TASK GOAL:
Where a line contains the string "this", copy that line.
^^^^
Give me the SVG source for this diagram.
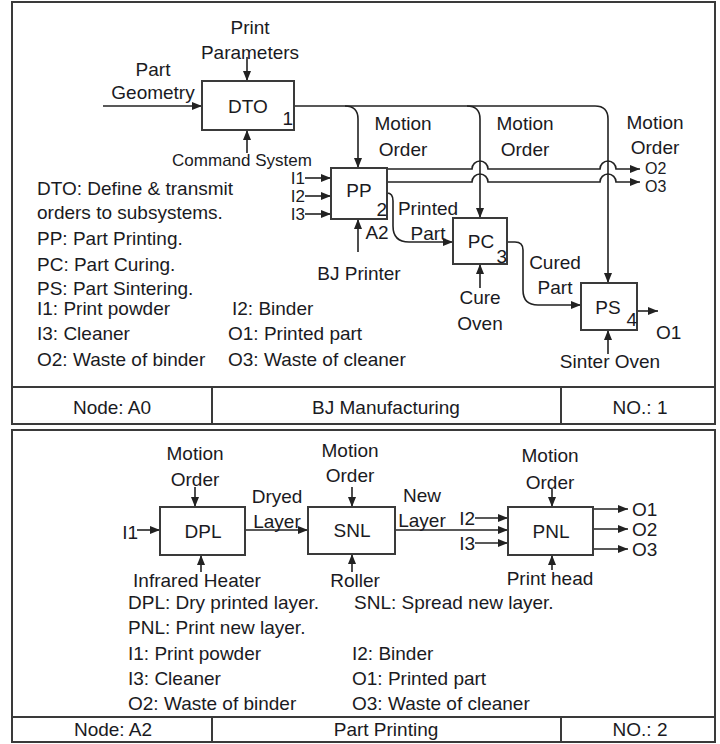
<svg xmlns="http://www.w3.org/2000/svg" width="720" height="744" viewBox="0 0 720 744">
<defs>
<marker id="ah" markerUnits="userSpaceOnUse" markerWidth="10" markerHeight="10" viewBox="0 0 10 10" refX="10" refY="5" orient="auto">
<path d="M0,1 L10,5 L0,9 Z" fill="#222"/>
</marker>
</defs>
<style>
text{font-family:"Liberation Sans",Arial,sans-serif;font-size:19px;fill:#1a1a22}
.c{text-anchor:middle}
.e{text-anchor:end}
.s{font-size:17px}
.t{font-size:16px}
.box{fill:#fff;stroke:#3a3a3a;stroke-width:2}
.frame{fill:#fff;stroke:#3a3a3a;stroke-width:2}
.ln{fill:none;stroke:#3a3a3a;stroke-width:2}
.cn{fill:none;stroke:#222;stroke-width:1.6}
.ar{marker-end:url(#ah)}
</style>
<rect width="720" height="744" fill="#fff"/>

<!-- Panel 1 frame -->
<g id="panel1">
<rect class="frame" x="12" y="2" width="703" height="422"/>
<line class="ln" x1="12" y1="387" x2="715" y2="387"/>
<line class="ln" x1="212" y1="387" x2="212" y2="424"/>
<line class="ln" x1="561" y1="387" x2="561" y2="424"/>
<text class="c" x="112" y="414">Node: A0</text>
<text class="c" x="386" y="414">BJ Manufacturing</text>
<text class="c" x="640" y="414">NO.: 1</text>
</g>

<!-- Panel 2 frame -->
<g id="panel2">
<rect class="frame" x="12" y="430" width="703" height="312"/>
<line class="ln" x1="12" y1="717" x2="715" y2="717"/>
<line class="ln" x1="212" y1="717" x2="212" y2="742"/>
<line class="ln" x1="561" y1="717" x2="561" y2="742"/>
<text class="c" x="113" y="736">Node: A2</text>
<text class="c" x="386" y="736">Part Printing</text>
<text class="c" x="640" y="736">NO.: 2</text>
</g>

<!-- Connectors -->
<g id="connectors">
<!-- DTO -->
<path class="cn ar" d="M103,106 H202"/>
<path class="cn ar" d="M247,57 V81"/>
<path class="cn ar" d="M247,153 V130"/>
<path class="cn ar" d="M294,106 H595 Q608,106 608,119 V283"/>
<path class="cn ar" d="M345,106 Q358,106 358,119 V168"/>
<path class="cn ar" d="M467,106 Q480,106 480,119 V218"/>
<!-- PP -->
<path class="cn ar" d="M305,178 H331"/>
<path class="cn ar" d="M305,196 H331"/>
<path class="cn ar" d="M305,214 H331"/>
<path class="cn ar" d="M358,252 V219"/>
<path class="cn ar" d="M387,169 H472 A8,8 0 0 1 488,169 H600 A8,8 0 0 1 616,169 H640"/>
<path class="cn ar" d="M387,182 H472 A8,8 0 0 1 488,182 H600 A8,8 0 0 1 616,182 H640"/>
<path class="cn ar" d="M387,193 Q393,193 393,201 V226 Q393,242 409,242 H453"/>
<!-- PC -->
<path class="cn ar" d="M480,288 V264"/>
<path class="cn ar" d="M507,242 H515 Q523,242 523,250 V290 Q523,305 538,305 H581"/>
<!-- PS -->
<path class="cn ar" d="M637,311 H658"/>
<path class="cn ar" d="M608,354 V330"/>
<!-- Panel 2 -->
<path class="cn ar" d="M195,487 V507"/>
<path class="cn ar" d="M137,530 H160"/>
<path class="cn ar" d="M201,572 V555"/>
<path class="cn ar" d="M245,530 H308"/>
<path class="cn ar" d="M352,487 V507"/>
<path class="cn ar" d="M352,572 V554"/>
<path class="cn ar" d="M395,530 H508"/>
<path class="cn ar" d="M475,518 H508"/>
<path class="cn ar" d="M475,543 H508"/>
<path class="cn ar" d="M552,489 V507"/>
<path class="cn ar" d="M552,570 V555"/>
<path class="cn ar" d="M593,509 H628"/>
<path class="cn ar" d="M593,529 H628"/>
<path class="cn ar" d="M593,549 H628"/>
</g>

<!-- Panel 1 nodes -->
<g id="DTO">
<rect class="box" x="202" y="81" width="92" height="49"/>
<text class="c" x="248" y="113">DTO</text>
<text class="e" x="293" y="125">1</text>
</g>
<g id="PP">
<rect class="box" x="331" y="168" width="56" height="51"/>
<text class="c" x="359" y="197">PP</text>
<text class="e" x="387" y="216">2</text>
</g>
<g id="PC">
<rect class="box" x="453" y="218" width="54" height="46"/>
<text class="c" x="481" y="248">PC</text>
<text class="e" x="507" y="263">3</text>
</g>
<g id="PS">
<rect class="box" x="581" y="283" width="56" height="47"/>
<text class="c" x="608" y="314">PS</text>
<text class="e" x="637" y="326">4</text>
</g>

<!-- Panel 1 labels -->
<g id="labels1">
<text class="c" x="250" y="34">Print</text>
<text class="c" x="250" y="59">Parameters</text>
<text class="c" x="153" y="76">Part</text>
<text class="c" x="153" y="99">Geometry</text>
<text class="c s" x="242" y="166">Command System</text>
<text class="c" x="403" y="130">Motion</text>
<text class="c" x="403" y="156">Order</text>
<text class="c" x="525" y="130">Motion</text>
<text class="c" x="525" y="156">Order</text>
<text class="c" x="655" y="129">Motion</text>
<text class="c" x="655" y="154">Order</text>
<text class="e s" x="305" y="184">I1</text>
<text class="e s" x="305" y="202">I2</text>
<text class="e s" x="305" y="220">I3</text>
<text class="c" x="377" y="239">A2</text>
<text class="c" x="359" y="280">BJ Printer</text>
<text class="c" x="428" y="215">Printed</text>
<text class="c" x="428" y="240">Part</text>
<text class="t" x="645" y="174">O2</text>
<text class="t" x="645" y="192">O3</text>
<text class="c" x="480" y="304">Cure</text>
<text class="c" x="480" y="330">Oven</text>
<text class="c" x="555" y="269">Cured</text>
<text class="c" x="555" y="294">Part</text>
<text x="656" y="339">O1</text>
<text class="c" x="610" y="368">Sinter Oven</text>
<text x="37" y="195">DTO: Define &amp; transmit</text>
<text x="37" y="219">orders to subsystems.</text>
<text x="37" y="245">PP: Part Printing.</text>
<text x="37" y="271">PC: Part Curing.</text>
<text x="37" y="295">PS: Part Sintering.</text>
<text x="37" y="315">I1: Print powder</text>
<text x="232" y="315">I2: Binder</text>
<text x="37" y="340">I3: Cleaner</text>
<text x="228" y="340">O1: Printed part</text>
<text x="37" y="366">O2: Waste of binder</text>
<text x="228" y="366">O3: Waste of cleaner</text>
</g>

<!-- Panel 2 nodes -->
<g id="DPL">
<rect class="box" x="160" y="507" width="85" height="48"/>
<text class="c" x="203" y="538">DPL</text>
</g>
<g id="SNL">
<rect class="box" x="308" y="507" width="87" height="47"/>
<text class="c" x="352" y="537">SNL</text>
</g>
<g id="PNL">
<rect class="box" x="508" y="507" width="85" height="48"/>
<text class="c" x="551" y="538">PNL</text>
</g>

<!-- Panel 2 labels -->
<g id="labels2">
<text class="c" x="195" y="460">Motion</text>
<text class="c" x="195" y="486">Order</text>
<text class="c" x="350" y="457">Motion</text>
<text class="c" x="350" y="482">Order</text>
<text class="c" x="550" y="462">Motion</text>
<text class="c" x="550" y="489">Order</text>
<text class="e" x="138" y="539">I1</text>
<text class="c" x="277" y="503">Dryed</text>
<text class="c" x="277" y="528">Layer</text>
<text class="c" x="422" y="502">New</text>
<text class="c" x="422" y="527">Layer</text>
<text class="e" x="475" y="525">I2</text>
<text class="e" x="475" y="550">I3</text>
<text x="632" y="516">O1</text>
<text x="632" y="536">O2</text>
<text x="632" y="556">O3</text>
<text class="c" x="197" y="587">Infrared Heater</text>
<text class="c" x="355" y="587">Roller</text>
<text class="c" x="550" y="585">Print head</text>
<text x="128" y="609">DPL: Dry printed layer.</text>
<text x="354" y="609">SNL: Spread new layer.</text>
<text x="128" y="634">PNL: Print new layer.</text>
<text x="128" y="660">I1: Print powder</text>
<text x="352" y="660">I2: Binder</text>
<text x="128" y="685">I3: Cleaner</text>
<text x="352" y="685">O1: Printed part</text>
<text x="128" y="710">O2: Waste of binder</text>
<text x="352" y="710">O3: Waste of cleaner</text>
</g>
</svg>
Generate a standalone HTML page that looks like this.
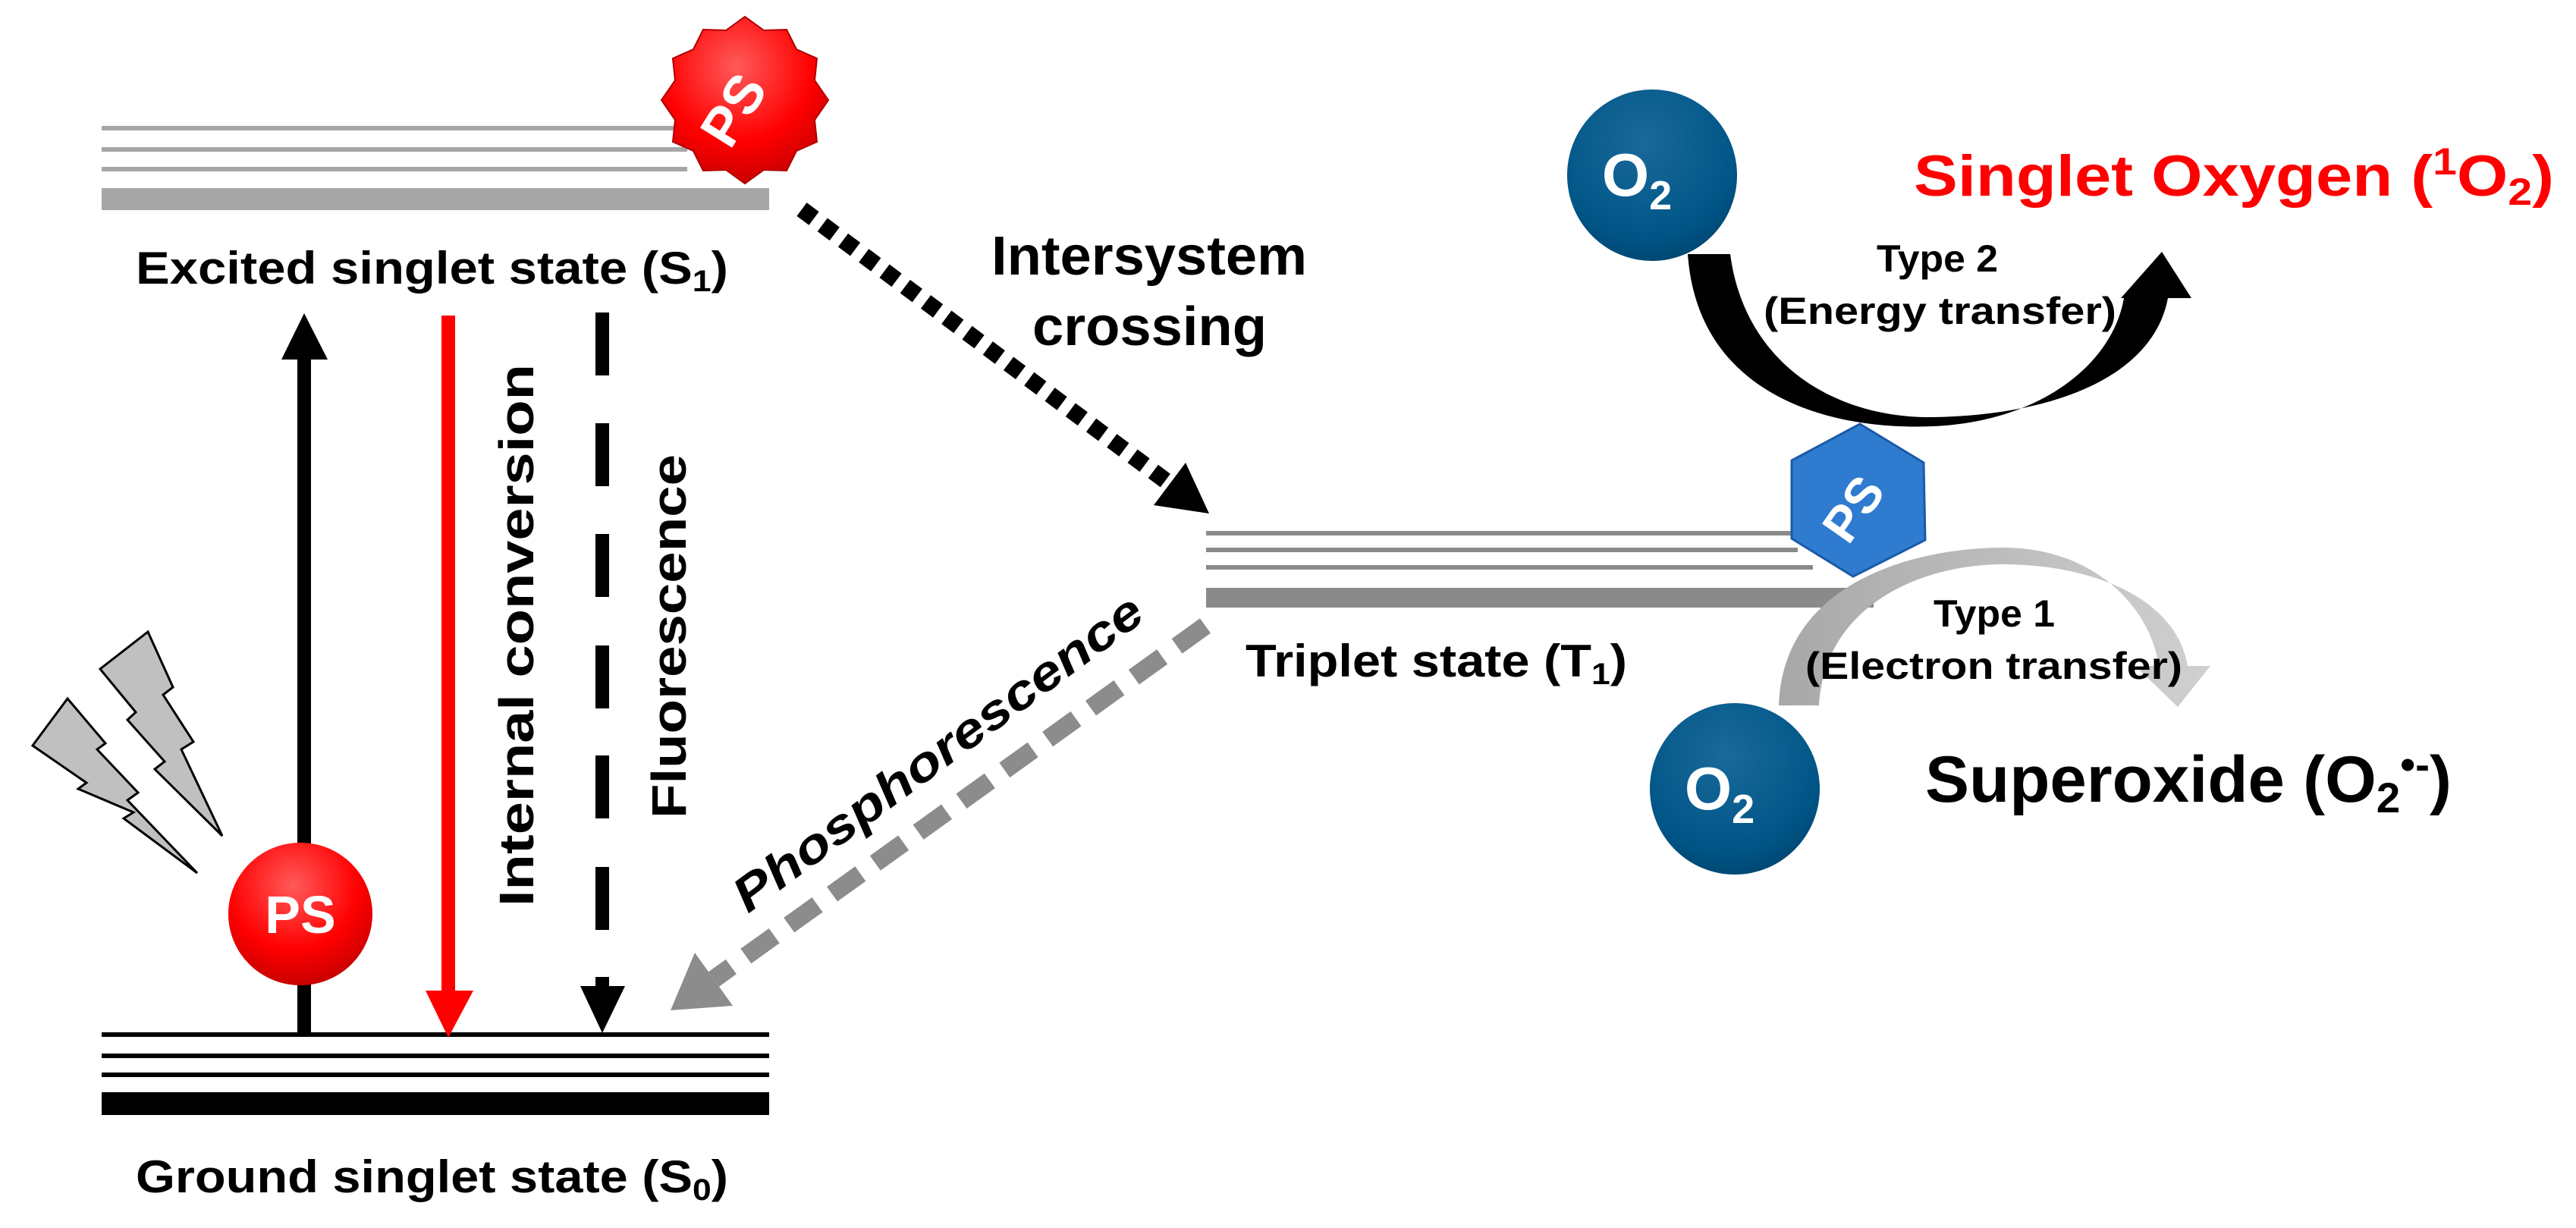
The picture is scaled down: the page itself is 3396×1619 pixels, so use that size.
<!DOCTYPE html>
<html><head><meta charset="utf-8"><style>
html,body{margin:0;padding:0;background:#fff;}
svg{display:block;}
text{font-family:"Liberation Sans",Arial,sans-serif;font-weight:bold;}
</style></head><body>
<svg width="3396" height="1619" viewBox="0 0 3396 1619" xmlns="http://www.w3.org/2000/svg">
<defs>
<radialGradient id="red" cx="0.45" cy="0.3" r="0.75"><stop offset="0" stop-color="#ff5a5a"/><stop offset="0.6" stop-color="#f00"/><stop offset="1" stop-color="#c00000"/></radialGradient>
<radialGradient id="blue" cx="0.45" cy="0.3" r="0.8"><stop offset="0" stop-color="#1a6a9a"/><stop offset="0.7" stop-color="#005587"/><stop offset="1" stop-color="#003f66"/></radialGradient>
<linearGradient id="gray" x1="0" y1="0" x2="1" y2="0"><stop offset="0" stop-color="#a8a8a8"/><stop offset="1" stop-color="#d0d0d0"/></linearGradient>
</defs>

<g fill="#a6a6a6">
<rect x="134" y="166" width="772" height="6"/>
<rect x="134" y="194" width="772" height="6"/>
<rect x="134" y="220" width="772" height="6"/>
<rect x="134" y="248" width="880" height="29"/>
</g>
<g fill="#000">
<rect x="134" y="1361" width="880" height="6"/>
<rect x="134" y="1389" width="880" height="6"/>
<rect x="134" y="1414" width="880" height="6"/>
<rect x="134" y="1440" width="880" height="30"/>
</g>
<g fill="#8a8a8a">
<rect x="1590" y="700" width="772" height="6"/>
<rect x="1590" y="722" width="780" height="6"/>
<rect x="1590" y="745" width="800" height="6"/>
<rect x="1590" y="775" width="880" height="26"/>
</g>

<rect x="392" y="470" width="18" height="894" fill="#000"/>
<polygon points="371,474 432,474 401,413" fill="#000"/>
<rect x="582" y="416" width="18" height="894" fill="#f00"/>
<polygon points="561,1306 624,1306 591,1368" fill="#f00"/>
<g fill="#000">
<rect x="785" y="412" width="18" height="83"/>
<rect x="785" y="558" width="18" height="83"/>
<rect x="785" y="704" width="18" height="83"/>
<rect x="785" y="851" width="18" height="83"/>
<rect x="785" y="996" width="18" height="83"/>
<rect x="785" y="1143" width="18" height="83"/>
<rect x="785" y="1288" width="18" height="20"/>
<polygon points="765,1300 824,1300 794,1362"/>
</g>

<line x1="1057" y1="276" x2="1545" y2="640" stroke="#000" stroke-width="22" stroke-dasharray="20 14"/>
<polygon points="1594,677 1521,666 1563,610" fill="#000"/>
<line x1="1589" y1="825" x2="941" y2="1291" stroke="#8c8c8c" stroke-width="24" stroke-dasharray="46 24"/>
<polygon points="884,1332 966,1326 916,1256" fill="#8c8c8c"/>

<g fill="#c0c0c0" stroke="#000" stroke-width="3" stroke-linejoin="miter">
<polygon points="195,833 228,906 215,916 255,978 239,988 293,1102 204,1014 217,1004 168,949 179,939 132,882"/>
<polygon points="89,921 139,980 128,988 182,1045 168,1055 260,1151 163,1079 176,1071 103,1040 114,1032 43,983"/>
</g>

<ellipse cx="396" cy="1205" rx="95" ry="94" fill="url(#red)"/>
<text x="396" y="1230" font-size="70" fill="#fff" text-anchor="middle">PS</text>

<polygon fill="url(#red)" stroke="#b00000" stroke-width="2" points="
1092,132 1074,158 1077,187 1050,199 1037,225 1007,224 982,242 957,224 927,225 914,199 887,187 890,158 872,132 890,106 887,77 914,65 927,39 957,40 982,22 1007,40 1037,39 1050,65 1077,77 1074,106"/>
<text x="0" y="0" font-size="72" fill="#fff" text-anchor="middle" transform="translate(988,158) rotate(-58)">PS</text>

<text x="179" y="374" font-size="60" textLength="781" lengthAdjust="spacingAndGlyphs">Excited singlet state (S<tspan font-size="40" dy="10">1</tspan><tspan dy="-10">)</tspan></text>
<text x="179" y="1572" font-size="60" textLength="781" lengthAdjust="spacingAndGlyphs">Ground singlet state (S<tspan font-size="40" dy="10">0</tspan><tspan dy="-10">)</tspan></text>
<text x="1307" y="362" font-size="72" textLength="416" lengthAdjust="spacingAndGlyphs">Intersystem</text>
<text x="1361" y="455" font-size="72" textLength="309" lengthAdjust="spacingAndGlyphs">crossing</text>
<text x="1642" y="892" font-size="60" textLength="503" lengthAdjust="spacingAndGlyphs">Triplet state (T<tspan font-size="40" dy="10">1</tspan><tspan dy="-10">)</tspan></text>

<text font-size="64" transform="translate(703,1195) rotate(-90)" textLength="715" lengthAdjust="spacingAndGlyphs">Internal conversion</text>
<text font-size="64" transform="translate(904,1079) rotate(-90)" textLength="480" lengthAdjust="spacingAndGlyphs">Fluorescence</text>
<text font-size="64" font-style="italic" transform="translate(986,1205) rotate(-36.5)" textLength="655" lengthAdjust="spacingAndGlyphs">Phosphorescence</text>

<path fill="#000" d="M2225,335 C2238,520 2410,568 2548,562 C2690,556 2785,480 2800,393 L2796,393 L2850,332 L2889,393 L2858,393 C2838,500 2700,548 2548,550 C2420,552 2300,480 2281,335 Z"/>
<path fill="url(#gray)" d="M2345,930 C2350,770 2520,722 2641,722 C2760,722 2835,800 2846,878 L2815,878 L2871,932 L2914,878 L2884,878 C2870,790 2760,744 2641,744 C2530,744 2405,800 2398,930 Z"/>

<text x="2554" y="358" font-size="50" text-anchor="middle" textLength="160" lengthAdjust="spacingAndGlyphs">Type 2</text>
<text x="2325" y="427" font-size="50" textLength="465" lengthAdjust="spacingAndGlyphs">(Energy transfer)</text>
<text x="2629" y="826" font-size="50" text-anchor="middle" textLength="160" lengthAdjust="spacingAndGlyphs">Type 1</text>
<text x="2380" y="895" font-size="50" textLength="497" lengthAdjust="spacingAndGlyphs">(Electron transfer)</text>

<polygon points="2452,559 2536,610 2538,712 2443,760 2362,710 2362,607" fill="#2f7bd0" stroke="#1a5aa8" stroke-width="3"/>
<text font-size="66" fill="#fff" text-anchor="middle" transform="translate(2462,684) rotate(-55)">PS</text>

<ellipse cx="2178" cy="231" rx="112" ry="113" fill="url(#blue)"/>
<text x="2158" y="258" font-size="80" fill="#fff" text-anchor="middle">O<tspan font-size="54" dy="18">2</tspan></text>
<ellipse cx="2287" cy="1040" rx="112" ry="113" fill="url(#blue)"/>
<text x="2267" y="1067" font-size="80" fill="#fff" text-anchor="middle">O<tspan font-size="54" dy="18">2</tspan></text>

<text x="2523" y="258" font-size="76" fill="#f00" textLength="844" lengthAdjust="spacingAndGlyphs">Singlet Oxygen (<tspan font-size="50" dy="-28">1</tspan><tspan dy="28">O</tspan><tspan font-size="50" dy="12">2</tspan><tspan dy="-12">)</tspan></text>
<text x="2538" y="1057" font-size="86" textLength="694" lengthAdjust="spacingAndGlyphs">Superoxide (O<tspan font-size="56" dy="14">2</tspan><tspan font-size="56" dy="-44">•-</tspan><tspan dy="30">)</tspan></text>
</svg>
</body></html>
^^^^
RESPONSE:
Give me the SVG source for this diagram.
Generate a standalone HTML page that looks like this.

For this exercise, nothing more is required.